[Entries taken from a collection]
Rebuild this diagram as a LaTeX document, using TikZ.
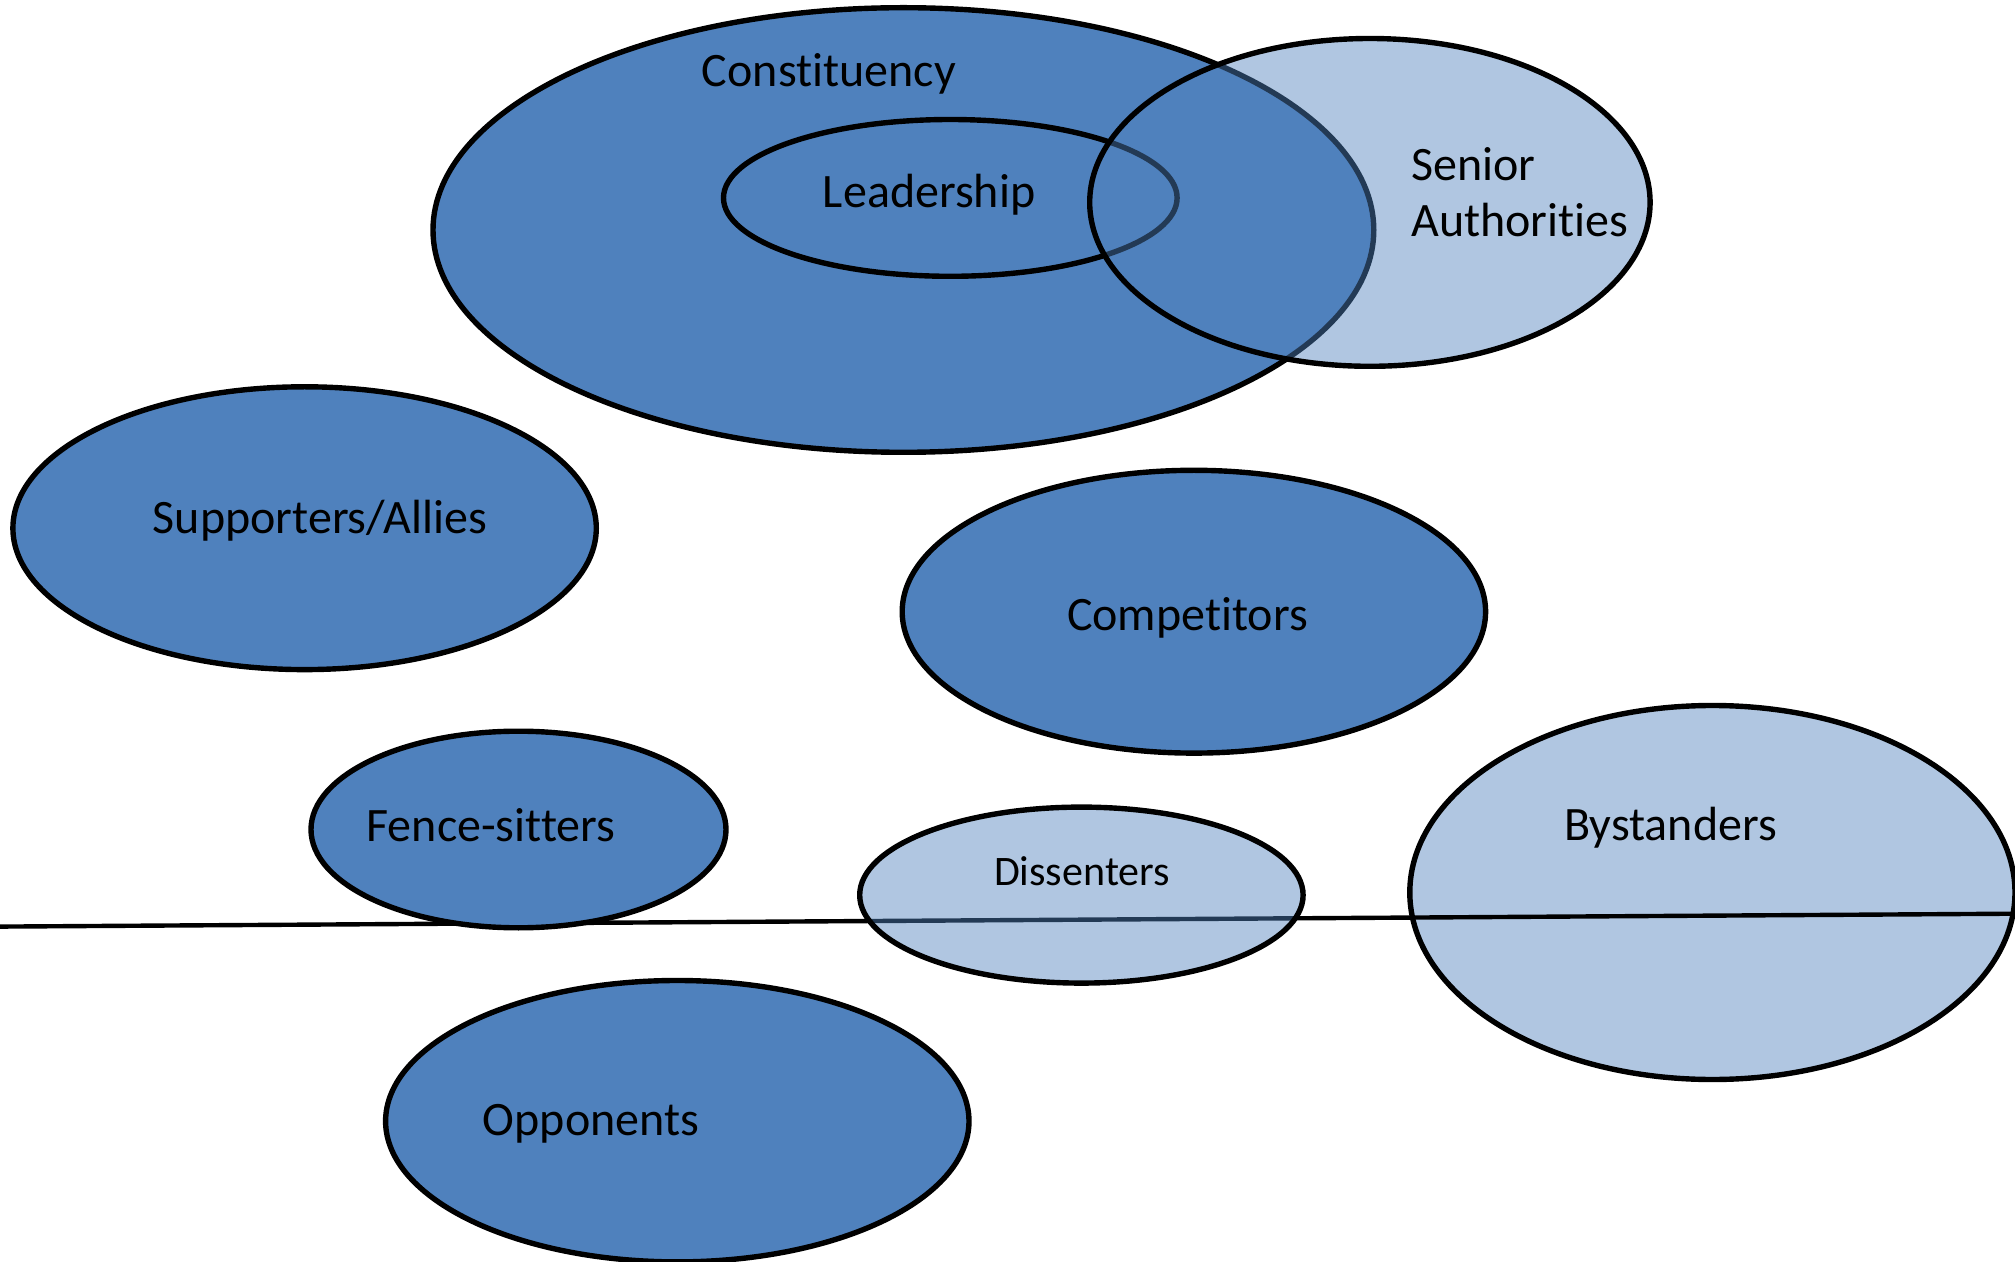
\documentclass[tikz,border=0pt]{standalone}
\usepackage{fontspec}
\setmainfont{Carlito}[Ligatures=NoCommon]
\usetikzlibrary{shapes.geometric}
\definecolor{ablue}{RGB}{79,129,189}
\tikzset{
  solidell/.style={ellipse, draw=black, line width=2.7pt, fill=ablue, inner sep=0pt},
  lightell/.style={ellipse, draw=black, line width=2.7pt, fill=ablue, fill opacity=0.45, draw opacity=1, inner sep=0pt},
  lbl/.style={font=\fontsize{24}{29}\selectfont, text=black, inner sep=0pt},
  slbl/.style={font=\fontsize{21}{25}\selectfont, text=black, inner sep=0pt}
}
\begin{document}
\begin{tikzpicture}[x=0.5pt,y=-0.5pt]
\useasboundingbox (0,0) rectangle (2015,1262);
\node[solidell, minimum width=470.4pt, minimum height=222.3pt] (const) at (903.4,230.0) {};
\node[solidell, minimum width=226.8pt, minimum height=78.4pt] (lead) at (950.3,197.9) {};
\node[lightell, minimum width=280.2pt, minimum height=163.9pt] (senior) at (1369.9,202.4) {};
\node[solidell, minimum width=291.7pt, minimum height=141.4pt] (supp) at (304.6,528.2) {};
\node[solidell, minimum width=291.7pt, minimum height=141.4pt] (comp) at (1193.9,611.7) {};
\node[lightell, minimum width=302.6pt, minimum height=187.0pt] (byst) at (1712.4,892.5) {};
\coordinate (L1) at (0,926.6);
\coordinate (L2) at (2015,913.7);
\draw[line width=2.2pt] (L1) -- (L2);
\node[solidell, minimum width=207.5pt, minimum height=98.3pt] (fence) at (518.5,829.5) {};
\node[lightell, minimum width=221.7pt, minimum height=88.0pt] (diss) at (1081.4,895.1) {};
\node[solidell, minimum width=291.7pt, minimum height=140.7pt] (opp) at (677.3,1121.2) {};
% labels
\node[lbl] (tconst) at (828.9,74) {Constituency};
\node[lbl] (tlead) at (929.1,194.5) {Leadership};
\node[lbl, anchor=west, align=left] (tsenior) at (1411,192.5) {Senior\\[-1pt]Authorities};
\node[lbl] (tsupp) at (320,521) {Supporters/Allies};
\node[lbl] (tcomp) at (1187.4,617.5) {Competitors};
\node[lbl] (tfence) at (490.9,825.5) {Fence-sitters};
\node[slbl] (tdiss) at (1082,871.5) {Dissenters};
\node[lbl] (tbyst) at (1670.6,828) {Bystanders};
\node[lbl] (topp) at (591.1,1123.6) {Opponents};
\end{tikzpicture}
\end{document}
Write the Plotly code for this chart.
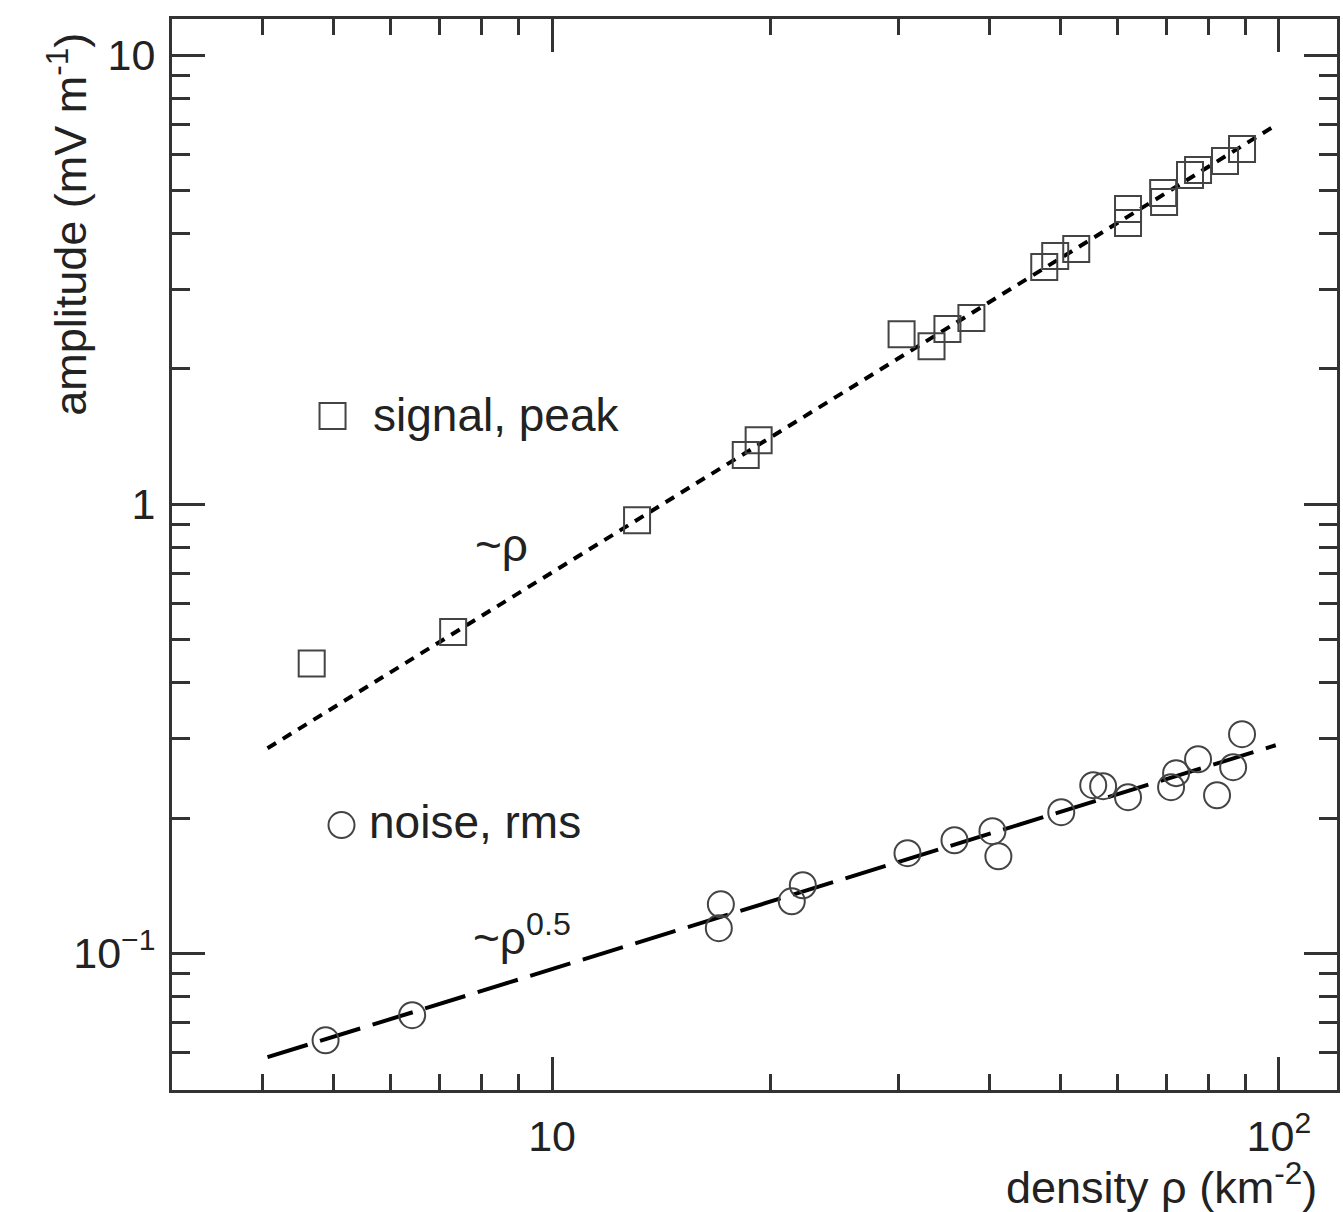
import math
import plotly.graph_objects as go

# ---------------- data ----------------
signal_density = [4.67, 7.31, 13.09, 18.47, 19.24, 30.26, 33.27, 34.99, 37.75, 47.55,
                  49.23, 52.62, 62.0, 62.0, 69.3, 69.5, 75.45, 77.4, 84.3, 88.97]
signal_amp = [0.442, 0.519, 0.921, 1.286, 1.388, 2.391, 2.248, 2.454, 2.596, 3.372,
              3.567, 3.698, 4.539, 4.225, 4.928, 4.706, 5.404, 5.544, 5.806, 6.174]

noise_density = [4.88, 6.42, 16.96, 17.07, 21.37, 22.13, 30.83, 35.78, 40.35, 41.12,
                 50.18, 55.53, 57.3, 62.0, 71.06, 72.2, 77.4, 82.2, 86.5, 88.97]
noise_amp = [0.0640, 0.0728, 0.1137, 0.1285, 0.1305, 0.1417, 0.1670, 0.1785, 0.1870, 0.1644,
             0.2061, 0.2367, 0.2355, 0.2226, 0.2343, 0.2518, 0.2704, 0.2248, 0.2596, 0.3074]

fit_density = [4.06, 99.0]
signal_fit = [0.286, 6.98]     # ~rho
noise_fit = [0.0587, 0.2905]   # ~rho^0.5

x_tickvals = [10, 100]
x_ticktext = ["10", "10<sup>2</sup>"]
y_tickvals = [0.1, 1, 10]
y_ticktext = ["10<sup>\u22121</sup>", "1", "10"]
x_minor = [4, 5, 6, 7, 8, 9, 20, 30, 40, 50, 60, 70, 80, 90]
y_minor = [0.06, 0.07, 0.08, 0.09, 0.2, 0.3, 0.4, 0.5, 0.6, 0.7, 0.8, 0.9,
           2, 3, 4, 5, 6, 7, 8, 9]

FONT = "Liberation Sans, Arial, Helvetica, sans-serif"
INK = "#222222"
MARK = "#444444"

fig = go.Figure()

fig.add_trace(go.Scatter(
    x=fit_density, y=signal_fit, mode="lines", showlegend=False,
    line=dict(color="black", width=4, dash="10px,8px"), hoverinfo="skip"))
fig.add_trace(go.Scatter(
    x=fit_density, y=noise_fit, mode="lines", showlegend=False,
    line=dict(color="black", width=4, dash="42px,13px"), hoverinfo="skip"))

fig.add_trace(go.Scatter(
    x=signal_density, y=signal_amp, mode="markers", name="signal, peak", showlegend=False,
    marker=dict(symbol="square-open", size=26, color=MARK, line=dict(width=2, color=MARK))))
fig.add_trace(go.Scatter(
    x=noise_density, y=noise_amp, mode="markers", name="noise, rms", showlegend=False,
    marker=dict(symbol="circle-open", size=26, color=MARK, line=dict(width=2, color=MARK))))

axis_common = dict(
    type="log", showgrid=False, zeroline=False,
    showline=True, linecolor="#333333", linewidth=3, mirror="allticks",
    ticks="inside", ticklen=33, tickwidth=2.5, tickcolor="#333333",
    tickfont=dict(family=FONT, size=43, color=INK),
)

fig.update_xaxes(
    **axis_common,
    range=[math.log10(3.0), math.log10(120.2)],
    tickmode="array", tickvals=x_tickvals, ticktext=x_ticktext,
    ticklabelstandoff=6,
    minor=dict(tickmode="array", tickvals=x_minor, ticks="inside", ticklen=16,
               tickwidth=2.5, tickcolor="#333333"),
)
fig.update_yaxes(
    **axis_common,
    range=[math.log10(0.0496), math.log10(12.03)],
    tickmode="array", tickvals=y_tickvals, ticktext=y_ticktext,
    ticklabelstandoff=5,
    minor=dict(tickmode="array", tickvals=y_minor, ticks="inside", ticklen=18,
               tickwidth=2.5, tickcolor="#333333"),
)

# legend-like markers (pixel sized shapes placed in paper coordinates)
fig.add_shape(type="rect", xref="paper", yref="paper", xsizemode="pixel", ysizemode="pixel",
              xanchor=0.1378, yanchor=0.6293, x0=-13, x1=13, y0=-13, y1=13,
              line=dict(color=MARK, width=2))
fig.add_shape(type="circle", xref="paper", yref="paper", xsizemode="pixel", ysizemode="pixel",
              xanchor=0.1455, yanchor=0.2474, x0=-13, x1=13, y0=-13, y1=13,
              line=dict(color=MARK, width=2))

ann_font = dict(family=FONT, size=46, color=INK)
annotations = [
    dict(text="signal, peak", x=0.1712, y=0.630, xanchor="left", yanchor="middle", font=ann_font),
    dict(text="noise, rms", x=0.167, y=0.2502, xanchor="left", yanchor="middle", font=ann_font),
    dict(text="~\u03c1", x=0.2825, y=0.509, xanchor="center", yanchor="middle", font=ann_font),
    dict(text="~\u03c1<sup>0.5</sup>", x=0.2568, y=0.1447, xanchor="left", yanchor="middle", font=ann_font),
    dict(text="amplitude (mV m<sup>-1</sup>)", x=-0.0900, y=0.808, xanchor="center", yanchor="middle",
         textangle=-90, font=dict(family=FONT, size=45, color=INK)),
    dict(text="density \u03c1 (km<sup>-2</sup>)", x=0.9846, y=-0.0875, xanchor="right", yanchor="middle",
         font=dict(family=FONT, size=45, color=INK)),
]
for a in annotations:
    fig.add_annotation(xref="paper", yref="paper", showarrow=False, **a)

fig.update_layout(
    width=1343, height=1212,
    margin=dict(l=172, r=3, t=19, b=122),
    paper_bgcolor="white", plot_bgcolor="white",
    showlegend=False,
)

fig.write_html("out.html")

▸ Job: Go through the listing above and report how many of its lines contain the word "this", with only the number as output.

▸ Output: 2